For folks a bit out of the loop, here’s my take on what the hoopla is about: causes, mitigations, and path forward.

First, “tokenmaxxing” was a distortion of employers encouraging their workforce to use more AI, measured in tokens consumed. It’s akin to letting all faucets run as a poor proxy for promoting employee hydration. I believe it’s since been stamped out in the few companies where it took place.

Second, CTOs, CIOs, and CFOs at companies that have adopted AI at scale are indeed facing ballooning usage costs due to a few trends:

  1. Growing user counts — Leaders worked hard to encourage and train employees to use AI. Got to be AI-native!

  2. Evolving techniques — From basic tab completions, the state of the art is now tool-using multi-agent systems powered by multi-turn reasoning models generating thousands of lines of code.

  3. Terms of service changes — Where tool licenses were once all-you-can-eat, they are now consumption-based. Newer models are also more expensive.

With each dimension growing independently, token volume is up several orders of magnitude and spend has skyrocketed. How high? Per fintech Ramp’s observation of customer data, the top 1% of AI users spend $7K/employee/month, or about the same as a darn good engineer in many countries. The top 10% spend $600/month.

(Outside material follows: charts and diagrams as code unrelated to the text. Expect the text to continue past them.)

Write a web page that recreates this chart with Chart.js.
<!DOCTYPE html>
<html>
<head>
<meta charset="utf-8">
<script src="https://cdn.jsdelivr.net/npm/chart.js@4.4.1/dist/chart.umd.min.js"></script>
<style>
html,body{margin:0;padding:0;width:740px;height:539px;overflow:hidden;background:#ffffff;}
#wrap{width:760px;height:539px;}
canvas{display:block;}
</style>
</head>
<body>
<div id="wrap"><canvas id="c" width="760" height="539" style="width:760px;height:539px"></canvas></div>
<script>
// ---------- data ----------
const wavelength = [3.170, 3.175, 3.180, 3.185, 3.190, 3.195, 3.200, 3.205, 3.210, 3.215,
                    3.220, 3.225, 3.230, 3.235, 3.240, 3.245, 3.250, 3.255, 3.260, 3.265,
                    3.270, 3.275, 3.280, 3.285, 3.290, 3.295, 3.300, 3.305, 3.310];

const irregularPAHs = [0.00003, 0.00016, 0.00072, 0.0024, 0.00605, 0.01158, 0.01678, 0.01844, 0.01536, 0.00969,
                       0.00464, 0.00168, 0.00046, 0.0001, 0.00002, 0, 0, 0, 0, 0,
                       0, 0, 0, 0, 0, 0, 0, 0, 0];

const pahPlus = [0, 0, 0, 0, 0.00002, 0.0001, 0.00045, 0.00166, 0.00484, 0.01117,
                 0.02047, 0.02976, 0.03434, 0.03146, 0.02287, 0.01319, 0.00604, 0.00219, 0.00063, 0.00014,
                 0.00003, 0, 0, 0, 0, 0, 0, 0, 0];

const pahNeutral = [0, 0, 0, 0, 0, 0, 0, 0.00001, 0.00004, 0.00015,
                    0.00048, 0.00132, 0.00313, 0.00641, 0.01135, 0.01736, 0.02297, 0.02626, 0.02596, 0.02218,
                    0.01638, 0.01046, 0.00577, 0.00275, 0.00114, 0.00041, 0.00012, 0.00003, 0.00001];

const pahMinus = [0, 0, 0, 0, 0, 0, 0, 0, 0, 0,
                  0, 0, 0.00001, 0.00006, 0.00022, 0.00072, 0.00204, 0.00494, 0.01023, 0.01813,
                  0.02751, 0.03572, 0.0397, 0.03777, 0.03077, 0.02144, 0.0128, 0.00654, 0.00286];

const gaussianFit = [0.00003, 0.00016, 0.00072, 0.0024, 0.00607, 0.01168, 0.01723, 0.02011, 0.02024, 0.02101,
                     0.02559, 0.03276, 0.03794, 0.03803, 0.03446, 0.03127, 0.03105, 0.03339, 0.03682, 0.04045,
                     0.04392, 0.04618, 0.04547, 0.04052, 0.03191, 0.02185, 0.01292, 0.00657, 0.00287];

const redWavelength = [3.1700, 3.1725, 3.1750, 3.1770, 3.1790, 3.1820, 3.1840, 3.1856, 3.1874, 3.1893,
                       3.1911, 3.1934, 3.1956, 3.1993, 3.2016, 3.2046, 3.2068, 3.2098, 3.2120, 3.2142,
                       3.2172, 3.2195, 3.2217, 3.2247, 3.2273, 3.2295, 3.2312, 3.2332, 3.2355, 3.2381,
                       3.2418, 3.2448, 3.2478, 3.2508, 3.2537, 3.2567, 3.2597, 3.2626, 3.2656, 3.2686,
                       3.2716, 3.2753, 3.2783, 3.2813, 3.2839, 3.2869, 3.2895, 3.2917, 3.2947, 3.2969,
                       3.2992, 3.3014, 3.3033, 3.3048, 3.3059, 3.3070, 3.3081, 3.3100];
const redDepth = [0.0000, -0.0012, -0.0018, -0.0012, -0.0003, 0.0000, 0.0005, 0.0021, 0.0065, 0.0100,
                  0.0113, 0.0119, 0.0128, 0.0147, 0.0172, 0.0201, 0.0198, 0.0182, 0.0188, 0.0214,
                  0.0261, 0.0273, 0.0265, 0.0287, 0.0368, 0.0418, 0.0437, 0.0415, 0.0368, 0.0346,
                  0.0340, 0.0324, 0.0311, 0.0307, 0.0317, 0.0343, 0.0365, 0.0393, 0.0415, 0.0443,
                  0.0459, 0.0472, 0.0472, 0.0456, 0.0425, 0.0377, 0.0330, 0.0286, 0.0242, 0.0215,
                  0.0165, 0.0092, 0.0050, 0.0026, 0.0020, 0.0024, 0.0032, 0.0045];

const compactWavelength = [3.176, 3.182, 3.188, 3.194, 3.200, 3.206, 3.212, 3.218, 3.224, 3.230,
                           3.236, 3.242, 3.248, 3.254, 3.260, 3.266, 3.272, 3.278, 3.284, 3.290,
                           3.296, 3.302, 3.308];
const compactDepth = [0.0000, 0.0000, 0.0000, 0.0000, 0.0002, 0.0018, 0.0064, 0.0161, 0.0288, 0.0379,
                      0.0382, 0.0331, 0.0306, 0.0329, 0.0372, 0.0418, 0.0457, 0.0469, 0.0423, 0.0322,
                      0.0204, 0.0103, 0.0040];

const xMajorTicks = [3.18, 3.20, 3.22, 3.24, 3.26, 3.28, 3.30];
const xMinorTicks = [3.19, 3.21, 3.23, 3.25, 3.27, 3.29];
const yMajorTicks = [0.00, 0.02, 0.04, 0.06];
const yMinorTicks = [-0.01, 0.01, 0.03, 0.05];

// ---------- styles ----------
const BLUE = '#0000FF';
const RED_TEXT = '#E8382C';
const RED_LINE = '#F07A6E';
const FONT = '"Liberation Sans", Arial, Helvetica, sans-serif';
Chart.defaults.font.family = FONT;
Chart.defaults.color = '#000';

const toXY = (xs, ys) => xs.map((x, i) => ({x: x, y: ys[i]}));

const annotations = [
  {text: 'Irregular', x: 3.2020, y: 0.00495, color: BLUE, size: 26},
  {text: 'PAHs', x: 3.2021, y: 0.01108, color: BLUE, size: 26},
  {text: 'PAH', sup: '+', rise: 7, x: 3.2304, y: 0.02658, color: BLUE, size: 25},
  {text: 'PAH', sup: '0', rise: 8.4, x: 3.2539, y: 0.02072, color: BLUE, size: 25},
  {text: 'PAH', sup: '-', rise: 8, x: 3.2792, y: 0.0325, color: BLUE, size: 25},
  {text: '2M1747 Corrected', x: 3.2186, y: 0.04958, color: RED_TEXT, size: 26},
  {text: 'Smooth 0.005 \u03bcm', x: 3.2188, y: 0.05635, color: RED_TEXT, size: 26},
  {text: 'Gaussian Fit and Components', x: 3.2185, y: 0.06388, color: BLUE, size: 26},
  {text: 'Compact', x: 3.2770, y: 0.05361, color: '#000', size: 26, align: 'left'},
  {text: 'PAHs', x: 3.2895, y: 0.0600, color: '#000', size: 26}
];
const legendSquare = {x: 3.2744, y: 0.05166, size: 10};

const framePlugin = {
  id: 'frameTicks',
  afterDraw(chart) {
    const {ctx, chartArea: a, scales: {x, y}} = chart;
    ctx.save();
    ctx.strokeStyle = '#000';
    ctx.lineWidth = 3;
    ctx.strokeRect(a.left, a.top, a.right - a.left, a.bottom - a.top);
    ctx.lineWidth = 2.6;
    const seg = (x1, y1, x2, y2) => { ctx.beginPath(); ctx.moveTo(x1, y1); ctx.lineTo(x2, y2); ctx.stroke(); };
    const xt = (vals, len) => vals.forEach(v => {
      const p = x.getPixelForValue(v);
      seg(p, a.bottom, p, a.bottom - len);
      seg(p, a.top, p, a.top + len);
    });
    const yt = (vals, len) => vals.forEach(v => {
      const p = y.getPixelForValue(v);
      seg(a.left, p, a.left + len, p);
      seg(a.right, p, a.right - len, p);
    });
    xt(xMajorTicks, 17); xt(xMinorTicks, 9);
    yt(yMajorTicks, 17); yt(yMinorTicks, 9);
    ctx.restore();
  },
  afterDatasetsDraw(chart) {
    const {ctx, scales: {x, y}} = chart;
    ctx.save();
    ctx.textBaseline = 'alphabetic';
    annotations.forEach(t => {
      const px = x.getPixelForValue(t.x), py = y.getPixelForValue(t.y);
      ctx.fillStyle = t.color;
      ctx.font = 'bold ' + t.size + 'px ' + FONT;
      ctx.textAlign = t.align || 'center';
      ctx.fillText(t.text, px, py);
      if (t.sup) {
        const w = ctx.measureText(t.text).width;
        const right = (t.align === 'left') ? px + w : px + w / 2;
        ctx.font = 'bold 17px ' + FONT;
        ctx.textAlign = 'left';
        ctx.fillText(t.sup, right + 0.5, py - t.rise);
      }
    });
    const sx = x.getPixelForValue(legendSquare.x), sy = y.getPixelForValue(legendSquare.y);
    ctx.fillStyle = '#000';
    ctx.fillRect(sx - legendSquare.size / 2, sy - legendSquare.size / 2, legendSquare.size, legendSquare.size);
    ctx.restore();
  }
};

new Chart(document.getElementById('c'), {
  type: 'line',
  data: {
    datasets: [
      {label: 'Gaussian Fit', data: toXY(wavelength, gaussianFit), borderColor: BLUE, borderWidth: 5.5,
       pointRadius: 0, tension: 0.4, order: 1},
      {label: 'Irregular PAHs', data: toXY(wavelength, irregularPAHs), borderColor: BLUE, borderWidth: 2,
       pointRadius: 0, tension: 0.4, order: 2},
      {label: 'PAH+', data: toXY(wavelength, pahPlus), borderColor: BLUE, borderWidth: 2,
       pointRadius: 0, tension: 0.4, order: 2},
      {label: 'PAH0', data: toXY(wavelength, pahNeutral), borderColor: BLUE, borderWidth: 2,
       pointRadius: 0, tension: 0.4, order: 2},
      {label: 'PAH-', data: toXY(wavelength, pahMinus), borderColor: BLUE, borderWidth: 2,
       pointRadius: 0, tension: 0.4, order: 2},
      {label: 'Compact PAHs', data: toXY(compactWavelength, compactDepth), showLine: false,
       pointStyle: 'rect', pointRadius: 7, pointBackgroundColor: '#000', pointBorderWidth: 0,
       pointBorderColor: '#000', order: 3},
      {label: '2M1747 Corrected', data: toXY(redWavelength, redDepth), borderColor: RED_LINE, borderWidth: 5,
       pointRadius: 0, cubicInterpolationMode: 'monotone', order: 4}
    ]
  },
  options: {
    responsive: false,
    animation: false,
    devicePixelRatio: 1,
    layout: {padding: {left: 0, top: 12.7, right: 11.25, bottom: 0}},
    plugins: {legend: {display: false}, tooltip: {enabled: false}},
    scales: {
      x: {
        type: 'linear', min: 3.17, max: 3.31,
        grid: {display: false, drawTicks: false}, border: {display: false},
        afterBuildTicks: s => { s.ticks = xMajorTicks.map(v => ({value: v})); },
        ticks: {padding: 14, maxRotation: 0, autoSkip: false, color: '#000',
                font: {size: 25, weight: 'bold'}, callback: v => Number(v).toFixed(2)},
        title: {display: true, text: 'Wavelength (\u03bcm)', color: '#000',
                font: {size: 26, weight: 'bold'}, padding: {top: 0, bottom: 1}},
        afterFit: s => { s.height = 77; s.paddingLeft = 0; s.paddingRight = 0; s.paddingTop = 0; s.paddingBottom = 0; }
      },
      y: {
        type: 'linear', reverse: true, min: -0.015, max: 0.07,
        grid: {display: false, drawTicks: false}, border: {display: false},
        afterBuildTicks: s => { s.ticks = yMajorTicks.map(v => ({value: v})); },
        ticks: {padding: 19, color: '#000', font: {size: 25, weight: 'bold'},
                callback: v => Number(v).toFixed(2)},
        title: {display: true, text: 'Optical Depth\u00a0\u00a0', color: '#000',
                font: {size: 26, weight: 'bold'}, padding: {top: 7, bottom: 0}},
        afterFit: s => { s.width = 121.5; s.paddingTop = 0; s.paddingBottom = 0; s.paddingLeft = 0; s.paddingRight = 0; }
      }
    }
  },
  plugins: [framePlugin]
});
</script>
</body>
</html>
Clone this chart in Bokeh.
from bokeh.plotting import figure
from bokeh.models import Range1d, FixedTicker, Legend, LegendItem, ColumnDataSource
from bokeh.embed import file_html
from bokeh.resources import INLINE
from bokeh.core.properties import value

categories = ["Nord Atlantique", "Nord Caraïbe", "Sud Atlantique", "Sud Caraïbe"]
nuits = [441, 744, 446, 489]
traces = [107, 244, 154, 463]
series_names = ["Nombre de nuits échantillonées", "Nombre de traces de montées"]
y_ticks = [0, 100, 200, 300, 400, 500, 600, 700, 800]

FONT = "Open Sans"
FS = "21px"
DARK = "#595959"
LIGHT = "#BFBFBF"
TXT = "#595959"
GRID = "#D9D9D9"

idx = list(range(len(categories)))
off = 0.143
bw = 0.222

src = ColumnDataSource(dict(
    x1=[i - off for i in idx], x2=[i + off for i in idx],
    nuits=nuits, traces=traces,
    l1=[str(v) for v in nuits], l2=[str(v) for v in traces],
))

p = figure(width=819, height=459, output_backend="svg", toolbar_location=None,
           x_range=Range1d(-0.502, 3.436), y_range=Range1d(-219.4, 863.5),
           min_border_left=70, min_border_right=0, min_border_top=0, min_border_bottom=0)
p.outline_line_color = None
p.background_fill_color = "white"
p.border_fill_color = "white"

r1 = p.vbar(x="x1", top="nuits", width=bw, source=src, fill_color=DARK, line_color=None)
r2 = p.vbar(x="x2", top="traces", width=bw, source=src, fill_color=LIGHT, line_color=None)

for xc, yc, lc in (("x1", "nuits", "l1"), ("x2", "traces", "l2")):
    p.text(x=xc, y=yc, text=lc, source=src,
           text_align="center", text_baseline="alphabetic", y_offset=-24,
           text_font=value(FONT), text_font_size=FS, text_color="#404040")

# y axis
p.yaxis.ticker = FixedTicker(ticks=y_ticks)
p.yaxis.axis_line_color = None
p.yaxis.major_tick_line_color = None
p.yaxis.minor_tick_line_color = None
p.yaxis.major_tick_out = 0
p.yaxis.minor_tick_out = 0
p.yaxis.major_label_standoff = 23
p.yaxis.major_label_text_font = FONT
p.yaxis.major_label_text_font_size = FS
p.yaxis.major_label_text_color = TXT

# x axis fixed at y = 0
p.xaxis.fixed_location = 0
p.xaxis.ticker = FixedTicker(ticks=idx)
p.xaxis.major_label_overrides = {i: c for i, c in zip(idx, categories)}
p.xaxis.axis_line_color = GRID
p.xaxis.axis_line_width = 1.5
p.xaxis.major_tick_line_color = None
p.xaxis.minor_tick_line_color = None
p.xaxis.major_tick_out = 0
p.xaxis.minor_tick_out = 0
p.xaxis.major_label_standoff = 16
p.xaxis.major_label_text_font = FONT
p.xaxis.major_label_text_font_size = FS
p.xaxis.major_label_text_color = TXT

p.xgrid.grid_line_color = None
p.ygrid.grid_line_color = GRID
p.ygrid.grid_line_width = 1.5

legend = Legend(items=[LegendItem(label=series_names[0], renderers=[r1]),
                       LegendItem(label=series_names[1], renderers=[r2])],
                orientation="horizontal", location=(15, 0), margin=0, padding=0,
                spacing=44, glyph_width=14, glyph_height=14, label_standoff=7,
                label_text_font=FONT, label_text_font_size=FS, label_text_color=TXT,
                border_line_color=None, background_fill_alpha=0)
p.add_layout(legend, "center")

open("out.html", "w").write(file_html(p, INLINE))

Want to bring costs back down? Controls include model routing, better caching, cost awareness, tool training, and caps.

That said, the trend is clear: as models and techniques improve, we’ll delegate increasingly bigger tasks to more autonomous agents. Token consumption will continue to rise quickly for the foreseeable future.

To right-size the budget, estimate your return on token (ROT).

ROT asks: for every dollar of AI usage, what business outcome did we accelerate or improve?

Fundamentally, “hiring” AI agents by buying tokens is an investment. This means knowing the value of the outcomes achieved by AI, how much faster they happen, and how often they take place.

This is enabled by:

  • Data-driven decision-making
  • Project value estimation (i.e. cost of delay)
  • Outcome measurement (A/B tests, cohort tracking, pre/post analysis)
  • End-to-end optimization (value stream mapping, lead-time reduction)

Ironically, those are the same ol’ management habits that were best practices pre-AI. Diligent managers are being rewarded.

At Pearl, we’ve worked hard to build those practices over many years, and we’re refining our visibility and understanding daily. Anyone can. It’s simple but hard, in the same way eating healthy and exercising is.

If there’s interest, I’d happily share the broad strokes of our approach. It’s imperfect, but the ROT has been incredible.